If you dislike a particular trait in other people look in the mirror.  I know of several people who dislike those who boast about how great they are.  One person could not see that she was a big self-promoter but was very annoyed about those who are.  This kept coming up in our meetings.  Then one day someone who knew her told me how fed up he was about her self-promoting!  The next time she brought up how annoyed she was about someone self-promoting I covered the mirror concept in detail.  I then proceeded to get her to look for the trait in herself.  She finally saw it and felt very embarrassed.  This has led to several realizations for her and a change in the way she deals with emotional issues.

Pet peeves are also good mirror material.  For example, if people have pet peeves about others not being completely honest with them, I would suggest they look at how they are not honest.  As I mentioned above it may not be to the same degree as those whom they are upset with.  It may take some looking but don’t be surprised if your big pet peeves are actually your own issues.

Apparent Exceptions to The Rule

As I have mentioned above you can always look for an opposite trait to the one you don’t like.  I remember a client who would complain about his wife always being late.  He could see he was always on time himself but what he couldn’t see was how offensive that was.  He would get into arguments with his wife over when they should arrive at a party and would be the first people there.  In some cases his compulsive trait to be on time was worse than her poor trait.  Your greatest strengths can be your greatest weaknesses.

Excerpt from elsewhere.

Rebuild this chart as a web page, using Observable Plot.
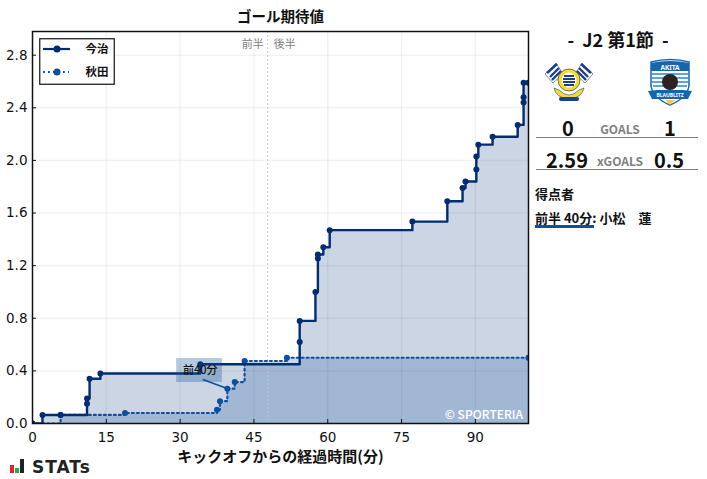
<!DOCTYPE html>
<html><head><meta charset="utf-8">
<script src="https://cdn.jsdelivr.net/npm/d3@7"></script>
<script src="https://cdn.jsdelivr.net/npm/@observablehq/plot@0.6"></script>
<style>
html,body{margin:0;padding:0;background:#fff}
#wrap{position:relative;width:707px;height:479px;overflow:hidden;font-family:"Noto Sans CJK JP","Noto Sans",sans-serif;color:#111}
#wrap>div,#wrap>svg.o{position:absolute}
.c{transform:translateX(-50%);white-space:nowrap;font-weight:700;line-height:1}
.g{color:#808080;font-size:12px}
.hr{height:1px;background:#808080;left:536px;width:162px}
</style></head><body><div id="wrap"></div>
<script>
const homeMin = [0,2.03,5.7,11.08,11.08,11.6,13.8,34.1,54.3,54.3,57.5,58,58,59.1,60.4,77.2,84.3,87.4,88,90.2,90.2,90.6,93.5,98.6,99.8,99.8,99.8,100.8];
const homeXg  = [0,0.065,0.065,0.15,0.19,0.34,0.38,0.45,0.62,0.78,1.0,1.255,1.285,1.34,1.47,1.535,1.69,1.79,1.84,1.93,2.03,2.12,2.18,2.27,2.44,2.48,2.59,2.59];
const awayMin = [0,5.7,18.8,37.5,38.1,39.6,41.1,43.1,51.7,100.8];
const awayXg  = [0,0.065,0.08,0.105,0.17,0.265,0.315,0.475,0.5,0.5];
const xTicks = [0,15,30,45,60,75,90];
const yTicks = [0,0.4,0.8,1.2,1.6,2.0,2.4,2.8];
const halfTime = [47.8];
const goalBox = [{x1:29.3,x2:38.6,y1:0.312,y2:0.494}];
const goalArrow = [{x1:34.6,y1:0.335,x2:39.3,y2:0.27}];
const goalLabel = [{x:34.1,y:0.405,t:"前40分"}];
const homeColor = "#002d72", awayColor = "#0c4f9e";
const home = homeMin.map((m,i)=>({m,v:homeXg[i],z:0}));
const away = awayMin.map((m,i)=>({m,v:awayXg[i],z:0}));
const jp = '"Noto Sans CJK JP"';

const chart = Plot.plot({
  width:707,height:479,marginLeft:32,marginRight:179,marginTop:31,marginBottom:56,
  style:{background:"transparent",fontFamily:"DejaVu Sans",fontSize:"13.5px",color:"#111",overflow:"visible"},
  x:{domain:[0,100.8]},
  y:{domain:[0,2.98]},
  marks:[
    Plot.area(home,{x1:"m",y1:"z",y2:"v",curve:"step-after",fill:homeColor,fillOpacity:0.2}),
    Plot.area(away,{x1:"m",y1:"z",y2:"v",curve:"step-after",fill:awayColor,fillOpacity:0.22}),
    Plot.ruleX(xTicks,{stroke:"#000",strokeOpacity:0.05,strokeWidth:1.5}),
    Plot.ruleY(yTicks,{stroke:"#000",strokeOpacity:0.05,strokeWidth:1.5}),
    Plot.ruleX(halfTime,{stroke:"#c4c4c4",strokeWidth:1,strokeDasharray:"2 2"}),
    Plot.line(away,{x:"m",y:"v",curve:"step-after",stroke:awayColor,strokeWidth:2.2,strokeDasharray:"1.8 3.2",clip:true}),
    Plot.dot(away,{x:"m",y:"v",r:3,fill:awayColor,clip:true}),
    Plot.line(home,{x:"m",y:"v",curve:"step-after",stroke:homeColor,strokeWidth:2.4,clip:true}),
    Plot.dot(home,{x:"m",y:"v",r:3,fill:homeColor,clip:true}),
    Plot.rect(goalBox,{x1:"x1",x2:"x2",y1:"y1",y2:"y2",fill:awayColor,fillOpacity:0.3}),
    Plot.link(goalArrow,{x1:"x1",y1:"y1",x2:"x2",y2:"y2",stroke:awayColor,strokeWidth:1.6}),
    Plot.text(goalLabel,{x:"x",y:"y",text:"t",fontFamily:jp,fontSize:11,fontWeight:500,fill:"#111"}),
    Plot.text(["前半"],{x:halfTime,frameAnchor:"top",dy:9,dx:-4,textAnchor:"end",fontFamily:jp,fontSize:11,fill:"#808080"}),
    Plot.text(["後半"],{x:halfTime,frameAnchor:"top",dy:9,dx:6,textAnchor:"start",fontFamily:jp,fontSize:11,fill:"#808080"}),
    Plot.frame({stroke:"#111",strokeWidth:1.5}),
    Plot.axisX({ticks:xTicks,tickSize:-4,tickPadding:13,label:null,tickFormat:d=>d,stroke:"#111",fill:"#111"}),
    Plot.axisY({ticks:yTicks,tickSize:-4,tickPadding:9,label:null,tickFormat:d3.format(".1f"),stroke:"#111",fill:"#111"})
  ]
});
const wrap = document.getElementById("wrap");
wrap.appendChild(chart);
function add(html){const t=document.createElement("div");t.innerHTML=html;while(t.firstChild)wrap.appendChild(t.firstChild);}
const pos=(x,y,size,txt,extra="",cls="c")=>`<div class="${cls}" style="left:${x}px;top:${y}px;font-size:${size}px;${extra}">${txt}</div>`;
add(pos(280.5,9,14.5,"ゴール期待値"));
add(pos(280.5,448,15,"キックオフからの経過時間(分)"));
// legend
add(`<svg class="o" style="left:39px;top:38px" width="76" height="47">
<rect x=".75" y=".75" width="74.5" height="45.5" fill="#fff" stroke="#111" stroke-width="1.2"/>
<line x1="4" x2="31" y1="11" y2="11" stroke="${homeColor}" stroke-width="2.2"/><circle cx="18" cy="11" r="3.5" fill="${homeColor}"/>
<line x1="4" x2="30" y1="34" y2="34" stroke="${awayColor}" stroke-width="2.2" stroke-dasharray="1.8 3.2"/><circle cx="18" cy="34" r="3.5" fill="${awayColor}"/>
</svg>`);
add(pos(97,43,11.5,"今治"));
add(pos(97,66,11.5,"秋田"));
// right panel
add(pos(618,30,18,"- &nbsp;J2 第1節&nbsp; -"));
add(`<svg class="o" style="left:544px;top:60px" width="50" height="46" viewBox="0 0 50 46">
<g stroke="#1b3f8b" stroke-width=".6"><path d="M1 14L12 3L19 14L9 23Z" fill="#fff"/><path d="M3 13L13 4M6 17L15 8M8 20L17 11" stroke-width="2.4"/>
<path d="M49 14L38 3L31 14L41 23Z" fill="#fff"/><path d="M47 13L37 4M44 17L35 8M42 20L33 11" stroke-width="2.4"/></g>
<path d="M10 28Q12 38 25 39Q38 38 40 28L35 30Q30 35 25 35Q20 35 15 30Z" fill="#f4dc2e" stroke="#1b3f8b" stroke-width=".6"/>
<circle cx="25" cy="20" r="11" fill="#f4dc2e" stroke="#222" stroke-width=".6"/><circle cx="25" cy="20" r="7.500" fill="#fff"/>
<path d="M20 16h10M19 19h12M19 22h12M20 25h10" stroke="#1b3f8b" stroke-width="1.8"/>
<rect x="15" y="37" width="20" height="4" rx="2" fill="#1b3f8b"/></svg>`);
add(`<svg class="o" style="left:647px;top:58px" width="46" height="48" viewBox="0 0 46 48">
<path d="M4 4Q23 -1 42 4V28Q40 40 23 47Q6 40 4 28Z" fill="#fff" stroke="#1466ad" stroke-width="1.5"/>
<path d="M4 5Q23 1 42 5V13H4Z" fill="#1466ad"/>
<text x="23" y="11.500" text-anchor="middle" font-size="6.500" font-weight="700" fill="#fff" font-family="Noto Sans">AKITA</text>
<path d="M5 16H41M5 20H41M5 24H41M6 28H40" stroke="#5aa5dc" stroke-width="2"/>
<circle cx="23" cy="24" r="8" fill="#2b2320"/>
<path d="M1 33L10 32H36L45 33L41 41H5Z" fill="#1466ad"/>
<text x="23" y="38.500" text-anchor="middle" font-size="5" font-weight="700" fill="#fff" font-family="Noto Sans">BLAUBLITZ</text>
<path d="M18 42L23 47L28 42Z" fill="#f2cf3b"/></svg>`);
add(pos(568,118,20,"0"));
add(pos(620,122.500,12,"GOALS","","c g"));
add(pos(670,118,20,"1"));
add(`<div class="hr" style="top:137px"></div>`);
add(pos(567,150,20,"2.59"));
add(pos(620,155,12,"xGOALS","","c g"));
add(pos(669,150,20,"0.5"));
add(`<div class="hr" style="top:169px"></div>`);
add(`<div style="left:535px;top:187px;font-size:13px;font-weight:700;line-height:1;white-space:nowrap">得点者</div>`);
add(`<div style="left:535px;top:211px;font-size:13px;font-weight:700;line-height:1;white-space:nowrap">前半 40分: 小松　蓮</div>`);
add(`<div style="left:535px;top:225px;width:59px;height:3px;background:${awayColor}"></div>`);
// STATs logo
add(`<svg class="o" style="left:10px;top:459px" width="15" height="15"><rect x="0" y="6" width="4" height="8" fill="#e0242b"/><rect x="5" y="9" width="4" height="5" fill="#2fa84f"/><rect x="10" y="0" width="4" height="14" fill="#222"/></svg>`);
add(`<div style="left:32px;top:457px;font-family:'DejaVu Sans';font-weight:700;font-size:17px;line-height:20px;letter-spacing:1px;color:#222">STATs</div>`);
add(`<div style="right:184px;top:407px;font-size:12px;font-weight:500;line-height:14px;color:#fff">© SPORTERIA</div>`);
</script></body></html>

Sometimes you can be really upset or angry with someone but cannot see the similar or opposite traits in yourself.  Let the incident that caused the anger simmer down a little and look back in hindsight.  If you feel you were overreacting then that is inappropriate and there is a reason in yourself for the reaction.  This will not work if you are in denial, blame or not being honest with yourself.  If you are getting angry and upset with people, once or more a day and think it is appropriate, you need an objective viewpoint.  A good coach who understands this principle can make a huge difference in your life and I am not exaggerating.

Sometimes you cannot see the similar or opposite trait or behavior and you know there must be a reason in yourself.  This is not uncommon.  I remember a client who was upset over the performance of an employee he had hired about a year earlier.  He and I couldn’t find a similar or an opposite.  What the client eventually realized was that he had hired the person, he didn’t train the person, and he didn’t discipline this person.  He then realized that because of these reasons he was completely responsible for this person’s performance.  At that moment his upset went away and realized what he needed to do.  Another client had hired a person knowing he was trouble but had some great skills that were needed in the business.  When the trouble got out of hand and my client was really upset, we couldn’t find any similar or opposite traits or behaviors.  The client calmed down when he realized he took a calculated risk that didn’t work out.  He ended up taking personal responsibility for what happened in a professional manner.

One thing the mirror principle has taught me is that it is never the other person upsetting oneself.  You are the only one who can upset yourself.  I am not saying other people aren’t offensive at times.  I am saying the reaction you have is all your own doing.  The other thing I have learned is that most of the time we are upset with someone else because we are not telling ourselves the truth about our own role in the upset.  Just recently I found myself getting upset with my beloved partner when she would remind me to take the next freeway exit.  I would be thinking she is back seat driving and other negative thoughts.  I finally realized I have a bad habit of driving past my freeway turnoffs when I get too involved in talking.  Now I don’t mind her pointing out what exits I need to take as I realize I have a need to be reminded.

A client of mine trying to use the mirror was having difficulty seeing the truth in his negative thoughts about strangers.  He would be driving down the road and notice things wrong with people like they were too fat.  He was not fat or skinny.  What he did realize was that he was putting others down to make himself look better.  So you can always ask yourself questions as a last resort when you are not seeing the answer to upsets or negative thoughts about others.  A good question is, “What am I really doing here?”

Time to Realize

When you first start using the mirror you may find yourself taking vast amounts of time realizing your offensive behavior.  This is common.  Only by fully taking responsibility for that offensive behavior will the realizations come quicker until you see it just before it happens so that you can stop it.  You will then be able to deliver more positive service to others and less negative service meaning you will get more automatic positives in your life.

Venting is Not Always Good

Venting anger can cause more harm than good.  The reason for this is that one can reinforce the lie that it is someone else who is causing the problem or anger.  Only by telling oneself the truth will long-term problems ever be resolved.

The Truth About Yourself

If you are a person who feels you only deliver a few negative services a month yet find yourself upset with people all the time then you may be in for a reality adjustment.  The more of those upsets with others you can trace back to yourself the better your life will become but it may look very ugly until it gets better.

A regular mirror is useful when you need to check your looks.  The mirror concept is useful for seeing deeper into yourself.